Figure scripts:
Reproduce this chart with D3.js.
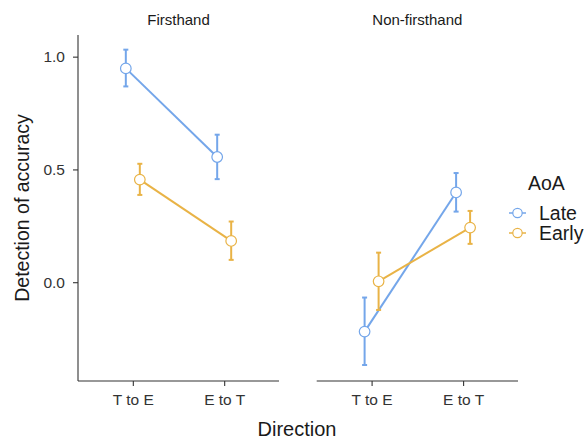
<!DOCTYPE html>
<html><head><meta charset="utf-8">
<script src="https://cdn.jsdelivr.net/npm/d3@7"></script>
<style>body{margin:0;background:#fff}text{font-family:"Liberation Sans",Arial,sans-serif}</style>
</head><body>
<svg id="c" width="587" height="440"></svg>
<script>
const panels = ["Firsthand", "Non-firsthand"];
const directions = ["T to E", "E to T"];
const groups = ["Late", "Early"];
const colors = ["#74a6ea", "#e9b346"];
// values per panel, per group, per direction
const means = {
  "Firsthand":     {"Late": [0.948, 0.555], "Early": [0.455, 0.183]},
  "Non-firsthand": {"Late": [-0.219, 0.398], "Early": [0.004, 0.242]}
};
const lowers = {
  "Firsthand":     {"Late": [0.868, 0.457], "Early": [0.387, 0.099]},
  "Non-firsthand": {"Late": [-0.367, 0.313], "Early": [-0.123, 0.170]}
};
const uppers = {
  "Firsthand":     {"Late": [1.031, 0.654], "Early": [0.525, 0.269]},
  "Non-firsthand": {"Late": [-0.068, 0.484], "Early": [0.131, 0.316]}
};
const yTicks = [0.0, 0.5, 1.0];

const svg = d3.select("#c");
const plotTop = 35, plotBottom = 381;
const y = d3.scaleLinear().domain([-0.438, 1.096]).range([plotBottom, plotTop]);
const panelX = [[78, 279], [316.7, 518]];
const dodge = 7;
const axisCol = "#333";
const FONT = "Liberation Sans, Arial, sans-serif";

panels.forEach((p, pi) => {
  const [x0, x1] = panelX[pi];
  const x = d3.scalePoint().domain(directions).range([x0, x1]).padding(0.6);
  const g = svg.append("g");
  g.append("text").attr("x", (x0 + x1) / 2).attr("y", 25).attr("text-anchor", "middle")
    .attr("font-size", 15).attr("fill", "#1a1a1a").text(p);
  const xa = g.append("g").attr("transform", `translate(0,${plotBottom})`)
    .call(d3.axisBottom(x).tickSize(5).tickPadding(8));
  xa.select(".domain").attr("stroke", axisCol).attr("stroke-width", 1.1).attr("d", `M${x0},0H${x1}`);
  xa.selectAll(".tick line").attr("stroke", axisCol).attr("stroke-width", 1.1);
  xa.selectAll(".tick text").attr("font-size", 15.5).attr("fill", "#333").attr("font-family", FONT);
  if (pi === 0) {
    const ya = g.append("g").attr("transform", `translate(${x0},0)`)
      .call(d3.axisLeft(y).tickValues(yTicks).tickFormat(d3.format(".1f")).tickSize(5).tickPadding(8));
    ya.select(".domain").attr("stroke", axisCol).attr("stroke-width", 1.1).attr("d", `M0,${plotTop}V${plotBottom}`);
    ya.selectAll(".tick line").attr("stroke", axisCol).attr("stroke-width", 1.1);
    ya.selectAll(".tick text").attr("font-size", 15.5).attr("fill", "#333").attr("font-family", FONT);
  }
  groups.forEach((grp, gi) => {
    const off = gi === 0 ? -dodge : dodge;
    const col = colors[gi];
    const pts = directions.map((d, di) => ({
      x: x(d) + off, m: means[p][grp][di], lo: lowers[p][grp][di], hi: uppers[p][grp][di]
    }));
    pts.forEach(pt => {
      g.append("line").attr("x1", pt.x).attr("x2", pt.x).attr("y1", y(pt.lo)).attr("y2", y(pt.hi))
        .attr("stroke", col).attr("stroke-width", 2);
      [pt.lo, pt.hi].forEach(v => g.append("line").attr("x1", pt.x - 2.5).attr("x2", pt.x + 2.5)
        .attr("y1", y(v)).attr("y2", y(v)).attr("stroke", col).attr("stroke-width", 2));
    });
    g.append("path").attr("d", d3.line().x(d => d.x).y(d => y(d.m))(pts))
      .attr("fill", "none").attr("stroke", col).attr("stroke-width", 2);
    pts.forEach(pt => g.append("circle").attr("cx", pt.x).attr("cy", y(pt.m)).attr("r", 5.3)
      .attr("fill", "#fff").attr("stroke", col).attr("stroke-width", 1.2));
  });
});

svg.append("text").attr("x", 297).attr("y", 436).attr("text-anchor", "middle")
  .attr("font-size", 20).attr("fill", "#1a1a1a").text("Direction");
svg.append("text").attr("transform", "translate(28.5,208) rotate(-90)").attr("text-anchor", "middle")
  .attr("font-size", 19.5).attr("fill", "#1a1a1a").text("Detection of accuracy");

const lg = svg.append("g");
lg.append("text").attr("x", 528).attr("y", 190).attr("font-size", 19.5).attr("fill", "#1a1a1a").text("AoA");
groups.forEach((grp, gi) => {
  const yy = 213 + gi * 20;
  const col = colors[gi];
  lg.append("line").attr("x1", 509).attr("x2", 526).attr("y1", yy).attr("y2", yy)
    .attr("stroke", col).attr("stroke-width", 1.5);
  lg.append("circle").attr("cx", 517.5).attr("cy", yy).attr("r", 4.7)
    .attr("fill", "#fff").attr("stroke", col).attr("stroke-width", 1.2);
  lg.append("text").attr("x", 539).attr("y", yy + 7).attr("font-size", 19.5).attr("fill", "#1a1a1a").text(grp);
});
</script>
</body></html>
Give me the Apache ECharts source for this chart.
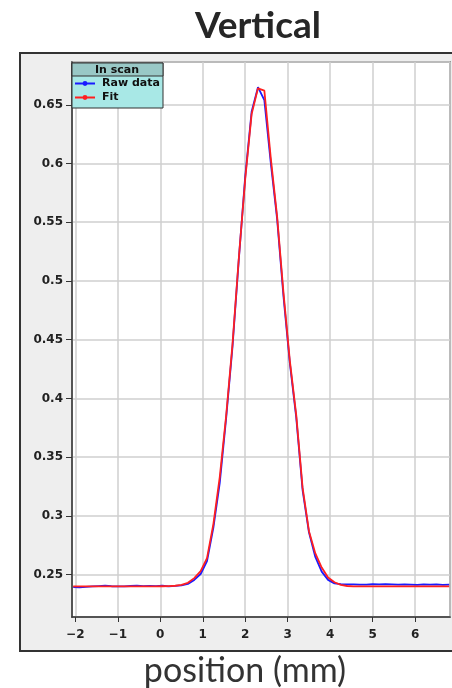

■ **Required task**: All of the entries need to be transcribed word for word; pictures are left out.

■ **Final answer**:
Reproduce this chart with D3.js.
<!DOCTYPE html>
<html><head><meta charset="utf-8">
<script src="https://cdn.jsdelivr.net/npm/d3@7"></script>
<style>body{margin:0;background:#fff}text{font-family:"Liberation Sans",Arial,sans-serif}</style>
</head><body>
<svg id="c" width="587" height="440"></svg>
<script>
const panels = ["Firsthand", "Non-firsthand"];
const directions = ["T to E", "E to T"];
const groups = ["Late", "Early"];
const colors = ["#74a6ea", "#e9b346"];
// values per panel, per group, per direction
const means = {
  "Firsthand":     {"Late": [0.948, 0.555], "Early": [0.455, 0.183]},
  "Non-firsthand": {"Late": [-0.219, 0.398], "Early": [0.004, 0.242]}
};
const lowers = {
  "Firsthand":     {"Late": [0.868, 0.457], "Early": [0.387, 0.099]},
  "Non-firsthand": {"Late": [-0.367, 0.313], "Early": [-0.123, 0.170]}
};
const uppers = {
  "Firsthand":     {"Late": [1.031, 0.654], "Early": [0.525, 0.269]},
  "Non-firsthand": {"Late": [-0.068, 0.484], "Early": [0.131, 0.316]}
};
const yTicks = [0.0, 0.5, 1.0];

const svg = d3.select("#c");
const plotTop = 35, plotBottom = 381;
const y = d3.scaleLinear().domain([-0.438, 1.096]).range([plotBottom, plotTop]);
const panelX = [[78, 279], [316.7, 518]];
const dodge = 7;
const axisCol = "#333";
const FONT = "Liberation Sans, Arial, sans-serif";

panels.forEach((p, pi) => {
  const [x0, x1] = panelX[pi];
  const x = d3.scalePoint().domain(directions).range([x0, x1]).padding(0.6);
  const g = svg.append("g");
  g.append("text").attr("x", (x0 + x1) / 2).attr("y", 25).attr("text-anchor", "middle")
    .attr("font-size", 15).attr("fill", "#1a1a1a").text(p);
  const xa = g.append("g").attr("transform", `translate(0,${plotBottom})`)
    .call(d3.axisBottom(x).tickSize(5).tickPadding(8));
  xa.select(".domain").attr("stroke", axisCol).attr("stroke-width", 1.1).attr("d", `M${x0},0H${x1}`);
  xa.selectAll(".tick line").attr("stroke", axisCol).attr("stroke-width", 1.1);
  xa.selectAll(".tick text").attr("font-size", 15.5).attr("fill", "#333").attr("font-family", FONT);
  if (pi === 0) {
    const ya = g.append("g").attr("transform", `translate(${x0},0)`)
      .call(d3.axisLeft(y).tickValues(yTicks).tickFormat(d3.format(".1f")).tickSize(5).tickPadding(8));
    ya.select(".domain").attr("stroke", axisCol).attr("stroke-width", 1.1).attr("d", `M0,${plotTop}V${plotBottom}`);
    ya.selectAll(".tick line").attr("stroke", axisCol).attr("stroke-width", 1.1);
    ya.selectAll(".tick text").attr("font-size", 15.5).attr("fill", "#333").attr("font-family", FONT);
  }
  groups.forEach((grp, gi) => {
    const off = gi === 0 ? -dodge : dodge;
    const col = colors[gi];
    const pts = directions.map((d, di) => ({
      x: x(d) + off, m: means[p][grp][di], lo: lowers[p][grp][di], hi: uppers[p][grp][di]
    }));
    pts.forEach(pt => {
      g.append("line").attr("x1", pt.x).attr("x2", pt.x).attr("y1", y(pt.lo)).attr("y2", y(pt.hi))
        .attr("stroke", col).attr("stroke-width", 2);
      [pt.lo, pt.hi].forEach(v => g.append("line").attr("x1", pt.x - 2.5).attr("x2", pt.x + 2.5)
        .attr("y1", y(v)).attr("y2", y(v)).attr("stroke", col).attr("stroke-width", 2));
    });
    g.append("path").attr("d", d3.line().x(d => d.x).y(d => y(d.m))(pts))
      .attr("fill", "none").attr("stroke", col).attr("stroke-width", 2);
    pts.forEach(pt => g.append("circle").attr("cx", pt.x).attr("cy", y(pt.m)).attr("r", 5.3)
      .attr("fill", "#fff").attr("stroke", col).attr("stroke-width", 1.2));
  });
});

svg.append("text").attr("x", 297).attr("y", 436).attr("text-anchor", "middle")
  .attr("font-size", 20).attr("fill", "#1a1a1a").text("Direction");
svg.append("text").attr("transform", "translate(28.5,208) rotate(-90)").attr("text-anchor", "middle")
  .attr("font-size", 19.5).attr("fill", "#1a1a1a").text("Detection of accuracy");

const lg = svg.append("g");
lg.append("text").attr("x", 528).attr("y", 190).attr("font-size", 19.5).attr("fill", "#1a1a1a").text("AoA");
groups.forEach((grp, gi) => {
  const yy = 213 + gi * 20;
  const col = colors[gi];
  lg.append("line").attr("x1", 509).attr("x2", 526).attr("y1", yy).attr("y2", yy)
    .attr("stroke", col).attr("stroke-width", 1.5);
  lg.append("circle").attr("cx", 517.5).attr("cy", yy).attr("r", 4.7)
    .attr("fill", "#fff").attr("stroke", col).attr("stroke-width", 1.2);
  lg.append("text").attr("x", 539).attr("y", yy + 7).attr("font-size", 19.5).attr("fill", "#1a1a1a").text(grp);
});
</script>
</body></html>
Give me the Apache ECharts source for this chart.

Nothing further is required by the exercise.